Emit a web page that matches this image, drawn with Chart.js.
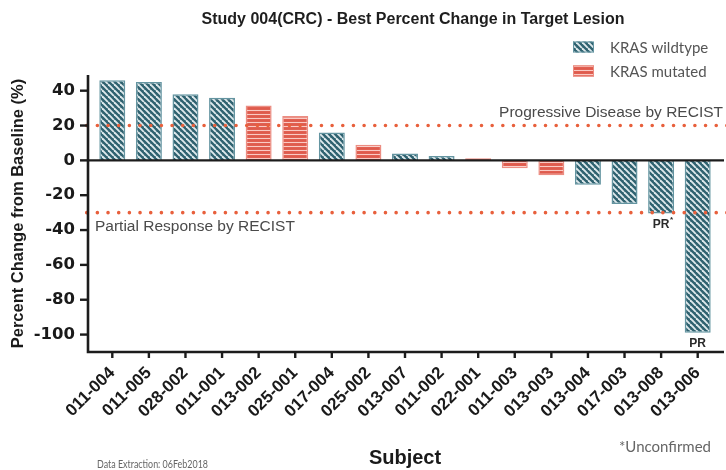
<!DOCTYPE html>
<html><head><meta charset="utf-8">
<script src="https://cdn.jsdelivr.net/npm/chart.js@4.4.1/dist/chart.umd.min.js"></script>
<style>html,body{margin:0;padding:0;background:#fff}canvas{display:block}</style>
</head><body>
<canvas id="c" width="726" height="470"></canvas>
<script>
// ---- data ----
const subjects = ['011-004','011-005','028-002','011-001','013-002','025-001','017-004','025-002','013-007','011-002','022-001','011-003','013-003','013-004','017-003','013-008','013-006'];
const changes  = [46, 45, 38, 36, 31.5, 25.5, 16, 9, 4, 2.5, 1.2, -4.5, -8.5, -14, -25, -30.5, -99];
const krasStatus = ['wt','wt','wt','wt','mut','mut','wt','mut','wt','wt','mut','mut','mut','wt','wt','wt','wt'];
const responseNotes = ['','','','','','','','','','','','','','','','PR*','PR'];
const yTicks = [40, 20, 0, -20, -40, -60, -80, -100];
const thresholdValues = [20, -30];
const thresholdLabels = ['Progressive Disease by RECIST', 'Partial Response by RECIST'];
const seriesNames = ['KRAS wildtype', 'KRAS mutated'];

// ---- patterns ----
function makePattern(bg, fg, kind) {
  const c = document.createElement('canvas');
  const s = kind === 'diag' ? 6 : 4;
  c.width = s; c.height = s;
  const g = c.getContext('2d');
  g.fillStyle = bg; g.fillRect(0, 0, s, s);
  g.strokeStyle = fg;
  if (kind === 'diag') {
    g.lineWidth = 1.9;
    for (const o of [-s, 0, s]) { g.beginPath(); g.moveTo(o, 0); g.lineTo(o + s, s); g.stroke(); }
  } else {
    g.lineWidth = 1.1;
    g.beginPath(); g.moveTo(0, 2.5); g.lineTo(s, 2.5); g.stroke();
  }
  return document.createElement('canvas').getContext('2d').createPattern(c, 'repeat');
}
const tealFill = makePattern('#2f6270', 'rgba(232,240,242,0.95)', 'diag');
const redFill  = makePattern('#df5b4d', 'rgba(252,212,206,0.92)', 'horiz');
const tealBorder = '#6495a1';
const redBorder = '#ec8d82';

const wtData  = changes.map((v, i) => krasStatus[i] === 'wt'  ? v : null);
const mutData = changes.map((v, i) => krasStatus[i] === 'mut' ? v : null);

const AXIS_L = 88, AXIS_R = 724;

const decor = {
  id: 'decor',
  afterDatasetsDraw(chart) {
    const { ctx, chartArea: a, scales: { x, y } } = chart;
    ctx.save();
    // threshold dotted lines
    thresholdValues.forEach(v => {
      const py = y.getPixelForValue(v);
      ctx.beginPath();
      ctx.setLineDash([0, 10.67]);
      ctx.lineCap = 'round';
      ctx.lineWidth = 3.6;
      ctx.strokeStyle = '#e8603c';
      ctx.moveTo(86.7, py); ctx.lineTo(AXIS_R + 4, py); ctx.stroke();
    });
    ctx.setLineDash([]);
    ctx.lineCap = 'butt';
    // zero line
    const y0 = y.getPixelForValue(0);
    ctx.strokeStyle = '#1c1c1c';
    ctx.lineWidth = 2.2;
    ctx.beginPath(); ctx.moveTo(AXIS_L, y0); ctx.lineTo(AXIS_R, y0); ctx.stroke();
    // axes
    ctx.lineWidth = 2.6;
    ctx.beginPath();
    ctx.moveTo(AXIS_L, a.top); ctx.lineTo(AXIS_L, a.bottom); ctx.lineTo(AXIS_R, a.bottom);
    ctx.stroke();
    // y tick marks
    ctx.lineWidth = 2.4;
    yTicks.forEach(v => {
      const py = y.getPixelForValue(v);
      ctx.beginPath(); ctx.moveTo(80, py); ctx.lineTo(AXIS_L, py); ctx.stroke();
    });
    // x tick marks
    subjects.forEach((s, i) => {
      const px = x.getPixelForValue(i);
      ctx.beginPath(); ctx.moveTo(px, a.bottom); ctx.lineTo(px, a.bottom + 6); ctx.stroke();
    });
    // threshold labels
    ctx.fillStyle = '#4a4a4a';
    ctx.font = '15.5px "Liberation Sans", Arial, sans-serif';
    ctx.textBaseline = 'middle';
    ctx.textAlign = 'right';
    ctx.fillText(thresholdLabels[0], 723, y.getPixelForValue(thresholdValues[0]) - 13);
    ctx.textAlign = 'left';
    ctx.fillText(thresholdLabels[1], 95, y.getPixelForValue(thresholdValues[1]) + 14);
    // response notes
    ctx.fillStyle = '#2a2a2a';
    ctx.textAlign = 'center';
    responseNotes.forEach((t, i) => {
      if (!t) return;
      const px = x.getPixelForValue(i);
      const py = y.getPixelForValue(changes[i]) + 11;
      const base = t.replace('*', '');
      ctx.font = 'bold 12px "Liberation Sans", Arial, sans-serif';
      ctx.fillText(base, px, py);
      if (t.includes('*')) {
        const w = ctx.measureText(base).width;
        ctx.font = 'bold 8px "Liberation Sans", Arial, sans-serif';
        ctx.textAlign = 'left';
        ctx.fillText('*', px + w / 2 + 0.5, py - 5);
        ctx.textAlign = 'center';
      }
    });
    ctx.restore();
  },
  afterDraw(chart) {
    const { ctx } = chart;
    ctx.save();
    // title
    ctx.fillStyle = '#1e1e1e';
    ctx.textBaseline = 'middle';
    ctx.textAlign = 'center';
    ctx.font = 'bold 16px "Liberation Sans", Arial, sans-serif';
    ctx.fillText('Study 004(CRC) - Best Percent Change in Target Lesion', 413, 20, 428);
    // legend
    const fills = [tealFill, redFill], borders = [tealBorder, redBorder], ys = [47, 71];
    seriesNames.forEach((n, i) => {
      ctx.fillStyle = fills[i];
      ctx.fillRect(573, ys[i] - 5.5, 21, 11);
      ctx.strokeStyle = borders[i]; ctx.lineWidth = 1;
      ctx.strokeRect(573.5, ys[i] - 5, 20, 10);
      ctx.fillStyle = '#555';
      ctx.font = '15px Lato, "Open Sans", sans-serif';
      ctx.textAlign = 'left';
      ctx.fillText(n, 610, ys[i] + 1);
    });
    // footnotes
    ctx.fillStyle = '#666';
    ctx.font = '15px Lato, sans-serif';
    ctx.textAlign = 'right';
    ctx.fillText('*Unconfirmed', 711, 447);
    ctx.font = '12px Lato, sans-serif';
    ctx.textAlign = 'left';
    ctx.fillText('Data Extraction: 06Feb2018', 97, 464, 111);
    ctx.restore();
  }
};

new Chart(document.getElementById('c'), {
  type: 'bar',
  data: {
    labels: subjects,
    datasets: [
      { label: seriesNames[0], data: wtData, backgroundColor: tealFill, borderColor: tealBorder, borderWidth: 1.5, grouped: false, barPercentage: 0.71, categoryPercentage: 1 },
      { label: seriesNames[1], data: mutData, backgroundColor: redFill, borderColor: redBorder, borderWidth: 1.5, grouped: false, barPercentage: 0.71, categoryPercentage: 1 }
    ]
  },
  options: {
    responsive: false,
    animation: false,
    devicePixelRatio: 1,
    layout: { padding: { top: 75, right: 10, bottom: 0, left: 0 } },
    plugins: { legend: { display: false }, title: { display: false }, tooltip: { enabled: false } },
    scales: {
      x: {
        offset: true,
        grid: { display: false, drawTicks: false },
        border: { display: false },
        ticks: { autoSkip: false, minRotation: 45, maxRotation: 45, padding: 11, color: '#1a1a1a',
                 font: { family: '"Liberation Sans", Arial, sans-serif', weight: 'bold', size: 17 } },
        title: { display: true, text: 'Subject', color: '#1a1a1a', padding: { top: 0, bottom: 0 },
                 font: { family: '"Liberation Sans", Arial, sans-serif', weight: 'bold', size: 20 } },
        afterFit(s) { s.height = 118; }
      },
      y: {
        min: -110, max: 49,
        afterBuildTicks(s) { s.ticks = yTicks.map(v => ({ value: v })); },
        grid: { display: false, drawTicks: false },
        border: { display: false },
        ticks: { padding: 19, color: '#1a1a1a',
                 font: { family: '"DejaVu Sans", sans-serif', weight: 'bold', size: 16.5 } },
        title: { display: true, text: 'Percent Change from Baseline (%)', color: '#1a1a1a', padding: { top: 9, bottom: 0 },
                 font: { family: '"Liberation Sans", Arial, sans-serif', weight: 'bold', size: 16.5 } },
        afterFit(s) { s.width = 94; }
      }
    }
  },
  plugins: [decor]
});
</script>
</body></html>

□ □ □ □ □

#### Short task
Everything from the first line to the line with "const seriesNames = ['KRAS" must be repeated exactly, and nothing else. Leave the pictures out.

#### Task answer
Emit a web page that matches this image, drawn with Chart.js.
<!DOCTYPE html>
<html><head><meta charset="utf-8">
<script src="https://cdn.jsdelivr.net/npm/chart.js@4.4.1/dist/chart.umd.min.js"></script>
<style>html,body{margin:0;padding:0;background:#fff}canvas{display:block}</style>
</head><body>
<canvas id="c" width="726" height="470"></canvas>
<script>
// ---- data ----
const subjects = ['011-004','011-005','028-002','011-001','013-002','025-001','017-004','025-002','013-007','011-002','022-001','011-003','013-003','013-004','017-003','013-008','013-006'];
const changes  = [46, 45, 38, 36, 31.5, 25.5, 16, 9, 4, 2.5, 1.2, -4.5, -8.5, -14, -25, -30.5, -99];
const krasStatus = ['wt','wt','wt','wt','mut','mut','wt','mut','wt','wt','mut','mut','mut','wt','wt','wt','wt'];
const responseNotes = ['','','','','','','','','','','','','','','','PR*','PR'];
const yTicks = [40, 20, 0, -20, -40, -60, -80, -100];
const thresholdValues = [20, -30];
const thresholdLabels = ['Progressive Disease by RECIST', 'Partial Response by RECIST'];
const seriesNames = ['KRAS wildtype', 'KRAS mutated'];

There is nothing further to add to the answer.